Anstelle eines ach so ozeanischen Gefühls,
dass uns vermeintlich erlösen könnte
oder erheben sollte,
nicht zuletzt von den irdischen Niederungen
deines und meines Geschlechts
packen und plagen uns immer wieder Gedanken,
dass uns alles Geschehen unweigerlich entgleitet,
sobald wir wähnen,
es begriffen zu haben.[4]

The space is like a vacuum, an interspace that opens up – in which two people find themselves in a familiar-unfamiliar situation, and in which very personal reference systems, chains of association, narrative and pictorial worlds unfold. The opportunity to check these is given. Barsuglia himself emphasizes that in his artistic practice, he refuses any set reference. Rather, he always observes his own system of references, breaking it down in order to find out what fields of possibility, imagination and experimentation lie beyond what has already been tried and tested. The possibility of failure is clearly inherent in this procedure. He also offers this strategy to the audience:  Where does my, your, our understanding of this world and the society we live in actually come from? What happens when we examine entrenched viewing strategies, behavioural and thought patterns, and, if possible, break through them? Nothing thus becomes a moment of in-between, a mythological crossing or an ephemeral temple, in which the visitor with a boat (and a child) is left to his or her own devices and encouraged to critically examine ideas about the world, beings and things as they present themselves to our senses.

[1] Astasaharika Prahnaparamita. Quoted in: Schumann, H. W., Mahayana Buddhismus, Munich, 1990, p. 48 (translated from German to English by Lucinda Rennison).

[2] Michael Wurmitzer in Der Standard: Otto-Mauer-Preis für Alfredo Barsuglia: Der Trickser mit dem Mistkübel, 4. December 2019 (translated from German to English by Lucinda Rennison).

[3] Andreas Oberprantacher: Nichts, unpublished poem, 2020.

[4] Ibid.

Alfredo Barsuglia lives and works in Vienna. Barsuglia has received numerous awards and scholarships, including the Monsignor Otto Mauer Prize (2019), a prize at the 36th Austrian Graphic Art Competition (2019), the Strabag Artaward International (2018), the State Scholarship for Fine Arts (2017), the City of Vienna Promotional Award for Art (2015), the Theodor Körner Prize (2013), the City of Graz Promotional Award for Art (2007) and the MAK-Schindler Scholarship in Los Angeles (2006).

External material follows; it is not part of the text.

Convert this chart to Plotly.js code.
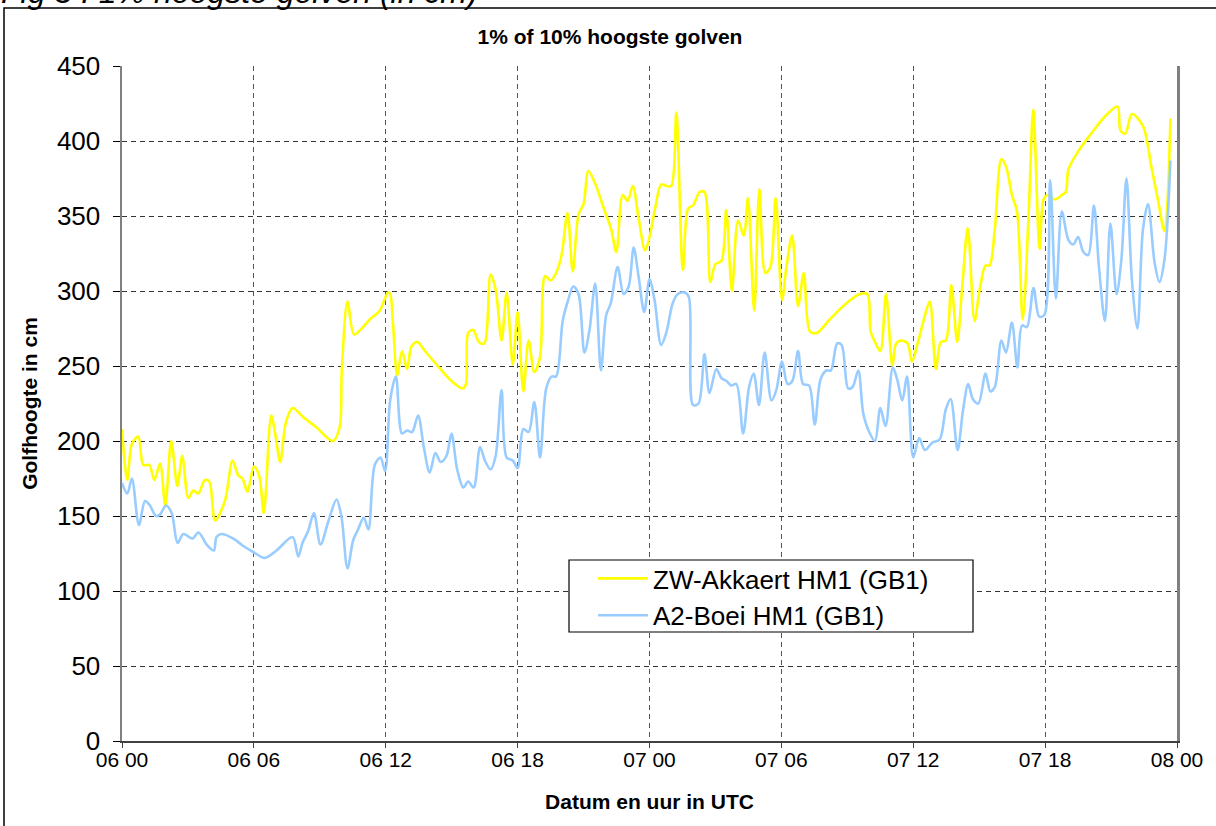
<!DOCTYPE html>
<html>
<head>
<meta charset="utf-8">
<script src="https://cdn.plot.ly/plotly-3.0.1.min.js"></script>
<style>
  html, body { margin: 0; padding: 0; background: #fff; }
  #chart { width: 1216px; height: 826px; }
</style>
</head>
<body>
<div id="chart"></div>
<script>
// ---- Data (hours since 06 00 UTC) ----
const zwHours = [0,0.24,0.45,0.74,0.97,1.24,1.47,1.73,1.97,2.24,2.52,2.74,3.02,3.24,3.47,3.77,3.97,4.24,4.68,5.03,5.29,5.48,5.71,6.0,6.24,6.45,6.79,6.98,7.2,7.45,7.76,8.24,8.85,9.6,9.9,10.0,10.26,10.56,10.97,11.27,11.73,12.1,12.2,12.33,12.52,12.74,12.97,13.17,13.44,13.78,14.31,14.92,15.5,15.65,15.75,15.98,16.24,16.48,16.77,17.0,17.27,17.5,17.78,18.0,18.26,18.5,18.76,19.02,19.25,19.5,19.75,20.0,20.27,20.51,20.77,21.0,21.22,21.52,21.9,22.24,22.49,22.78,23.0,23.24,23.5,23.8,24.0,24.27,24.53,24.79,24.99,25.22,25.52,25.76,25.98,26.28,26.5,26.77,27.0,27.27,27.49,27.75,28.03,28.29,28.48,28.76,29.0,29.27,29.5,29.74,30.03,30.23,30.49,30.76,31.02,31.3,31.6,32.2,32.97,33.57,33.91,34.06,34.26,34.5,34.76,35.05,35.22,35.45,35.74,35.94,36.2,36.5,36.75,37.03,37.25,37.48,37.73,38.0,38.23,38.48,38.79,39.02,39.29,39.47,39.71,40.01,40.22,40.49,40.72,40.98,41.25,41.46,41.75,41.93,42.12,42.45,42.76,42.94,43.06,43.5,44.1,44.7,45.29,45.43,45.65,45.95,46.45,46.83,47.13,47.43,47.7];
const zwValues = [208,174,198,203,184,184,174,185,157,200,170,190,162,167,165,174,173,147,160,187,177,175,166,183,177,152,217,204,186,212,222,216,209,200,209,247,293,271,276,281,287,299,298,278,244,260,248,263,266,260,251,241,235,238,272,274,266,265,311,301,267,299,251,286,233,267,246,256,310,307,312,324,352,313,351,358,380,372,356,342,326,364,360,370,349,327,336,356,371,370,370,419,314,355,357,366,366,306,318,320,354,300,347,337,362,287,368,312,316,362,294,316,337,290,312,273,272,281,292,298,298,273,266,260,298,250,265,267,265,253,265,282,293,248,266,267,304,266,303,342,280,301,317,317,341,388,383,364,353,281,351,421,328,361,364,361,364,366,381,393,405,416,423,407,405,418,410,383,361,340,415];

const a2Hours = [0,0.24,0.45,0.77,1.05,1.27,1.55,1.73,2.0,2.26,2.53,2.79,3.21,3.48,3.85,4.18,4.3,4.53,5.06,5.52,5.97,6.5,7.03,7.76,8.02,8.21,8.47,8.73,9.03,9.38,9.76,9.98,10.26,10.52,10.74,11.0,11.21,11.5,11.76,11.97,12.2,12.46,12.74,12.97,13.2,13.47,13.73,14.0,14.26,14.5,14.76,14.99,15.25,15.53,15.75,16.0,16.29,16.51,16.77,17.0,17.27,17.5,17.78,18.0,18.26,18.5,18.76,19.02,19.3,19.55,19.75,20.05,20.3,20.53,20.77,21.04,21.27,21.53,21.79,22.03,22.24,22.55,22.82,23.05,23.28,23.5,23.76,24.0,24.23,24.53,24.76,25.06,25.29,25.6,25.79,25.98,26.23,26.5,26.73,27.04,27.27,27.5,27.72,27.95,28.26,28.53,28.74,28.98,29.24,29.55,29.77,30.03,30.28,30.5,30.76,30.99,31.26,31.52,31.78,32.05,32.25,32.54,32.74,33.04,33.24,33.5,33.73,34.03,34.26,34.5,34.74,35.07,35.27,35.5,35.72,36.0,36.27,36.53,36.87,37.2,37.48,37.7,38.02,38.26,38.5,38.71,38.96,39.29,39.51,39.71,40.01,40.22,40.49,40.74,40.95,41.17,41.47,41.73,41.96,42.23,42.49,42.76,43.06,43.28,43.5,43.74,43.96,44.22,44.45,44.72,44.97,45.25,45.47,45.7,45.95,46.2,46.45,46.68,46.98,47.2,47.43,47.7];
const a2Values = [172,165,175,144,160,157,150,151,157,152,132,138,135,139,131,127,136,138,135,130,126,122,127,136,123,132,140,152,131,146,161,150,115,134,141,149,141,184,189,180,227,243,205,207,206,217,196,179,192,186,190,205,181,169,173,169,196,187,181,190,234,189,187,182,208,206,226,189,235,243,243,280,294,303,298,259,274,305,247,284,292,316,298,303,329,310,286,308,294,264,272,292,298,299,296,224,225,258,232,248,242,240,237,238,205,236,245,224,259,227,234,253,238,240,260,238,237,211,241,247,247,265,264,235,236,247,218,205,200,222,210,249,241,227,243,189,202,194,199,201,221,228,194,220,238,228,225,245,233,236,267,259,279,249,277,276,302,283,284,374,295,353,334,331,336,326,324,357,316,280,345,298,321,375,307,275,341,358,319,306,321,387];

const tickHours = [0,6,12,18,24,30,36,42,48];
const tickLabels = ["06 00","06 06","06 12","06 18","07 00","07 06","07 12","07 18","08 00"];
const seriesNames = ["ZW-Akkaert HM1 (GB1)", "A2-Boei HM1 (GB1)"];

// ---- pixel helpers (plot area 122..1177 x 66..741) ----
const L = 122, R = 1177, T = 66, B = 741;
const px = v => (v - L) / (R - L);
const py = v => (B - v) / (B - T);

const font = "Arial, 'Liberation Sans', Helvetica, sans-serif";

const traces = [
  { x: zwHours, y: zwValues, name: seriesNames[0], type: 'scatter', mode: 'lines',
    line: { color: '#FFFF00', width: 2.6, shape: 'spline', smoothing: 0.9 } },
  { x: a2Hours, y: a2Values, name: seriesNames[1], type: 'scatter', mode: 'lines',
    line: { color: '#99CCFF', width: 2.6, shape: 'spline', smoothing: 0.9 } }
];

const layout = {
  width: 1216, height: 826,
  margin: { l: L, r: 1216 - R, t: T, b: 826 - B, pad: 0 },
  paper_bgcolor: '#ffffff', plot_bgcolor: '#ffffff',
  showlegend: true,
  title: { text: '1% of 10% hoogste golven', xref: 'paper', x: px(610), xanchor: 'center',
           yref: 'container', y: 1 - 37 / 826, yanchor: 'middle',
           font: { family: font, size: 21, color: '#000', weight: 'bold' } },
  xaxis: {
    range: [0, 48], tickvals: tickHours, ticktext: tickLabels,
    showgrid: true, gridcolor: '#555555', gridwidth: 1, griddash: '5px,4px',
    zeroline: false, showline: true, linecolor: '#404040', linewidth: 2,
    ticks: 'outside', ticklen: 5, tickcolor: '#404040', tickwidth: 1,
    ticklabelstandoff: -6,
    tickfont: { family: font, size: 21, color: '#000' },
    title: { text: 'Datum en uur in UTC', standoff: 24,
             font: { family: font, size: 21, color: '#000', weight: 'bold' } },
    fixedrange: true
  },
  yaxis: {
    range: [0, 450], dtick: 50, tick0: 0,
    showgrid: true, gridcolor: '#333333', gridwidth: 1, griddash: '5px,4px',
    zeroline: false, showline: true, linecolor: '#808080', linewidth: 2.5, mirror: true,
    ticks: 'outside', ticklen: 7, tickcolor: '#000', tickwidth: 1,
    ticklabelstandoff: 7,
    tickfont: { family: font, size: 26, color: '#000' },
    title: { text: 'Golfhoogte in cm', standoff: 14,
             font: { family: font, size: 21, color: '#000', weight: 'bold' } },
    fixedrange: true
  },
  legend: {
    x: px(593), y: py(555), xanchor: 'left', yanchor: 'top',
    bgcolor: 'rgba(0,0,0,0)', borderwidth: 0, itemwidth: 50,
    font: { family: font, size: 26, color: '#000' },
    tracegroupgap: 0
  },
  shapes: [
    // outer chart frame
    { type: 'rect', xref: 'paper', yref: 'paper', x0: px(4), x1: px(1240), y0: py(8), y1: py(840),
      line: { color: '#000', width: 1.5 }, fillcolor: 'rgba(0,0,0,0)', layer: 'below' },
    // legend box
    { type: 'rect', xref: 'paper', yref: 'paper', x0: px(569), x1: px(973), y0: py(560), y1: py(632),
      line: { color: '#000', width: 1.2 }, fillcolor: '#ffffff', layer: 'above' }
  ],
  annotations: [
    { text: 'Fig 3 : 1% hoogste golven (in cm)', xref: 'paper', yref: 'paper',
      x: px(-1), xanchor: 'left', y: py(12), yanchor: 'bottom', showarrow: false,
      font: { family: font, size: 32, color: '#000', style: 'italic' } }
  ]
};

Plotly.newPlot('chart', traces, layout, { displayModeBar: false, staticPlot: true });
</script>
</body>
</html>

His works have been shown in exhibitions such as at Kunstverein Eisenstadt (together with Peter Sandbichler, 2020), Kunstforum Vienna (solo, 2019), Kunstforum Montafon, Schruns (together with Gelitin, 2019), MAK Center for Art and Architecture, Los Angeles (together with Alice Könitz, 2018), MMKK Museum Moderner Kunst Kärnten, Klagenfurt (2018), and also at OK Offenes Kulturhaus, Linz (2017), Neue Galerie Graz – Universalmuseum Joanneum (2016), MAK – Museum of Applied Arts, Vienna (solo, 2015), MACRO – Museo d’Arte Contemporanea di Roma / Testaccio (2014), the 4th Moscow Biennial of Contemporary Art (2011) and mumok Museum of Modern Art Ludwig Foundation, Vienna (2010). He has performed at venues including Kunstraum Lakeside, Klagenfurt (2019), RIMI/IMIR scenekunst Festival, Stavanger / NO (2018), Rhiz, Vienna (2018), brut, Vienna (2017), ImPulsTanz – Vienna International Dance Festival, Vienna (2017) and TQW Tanzquartier, Vienna (2014).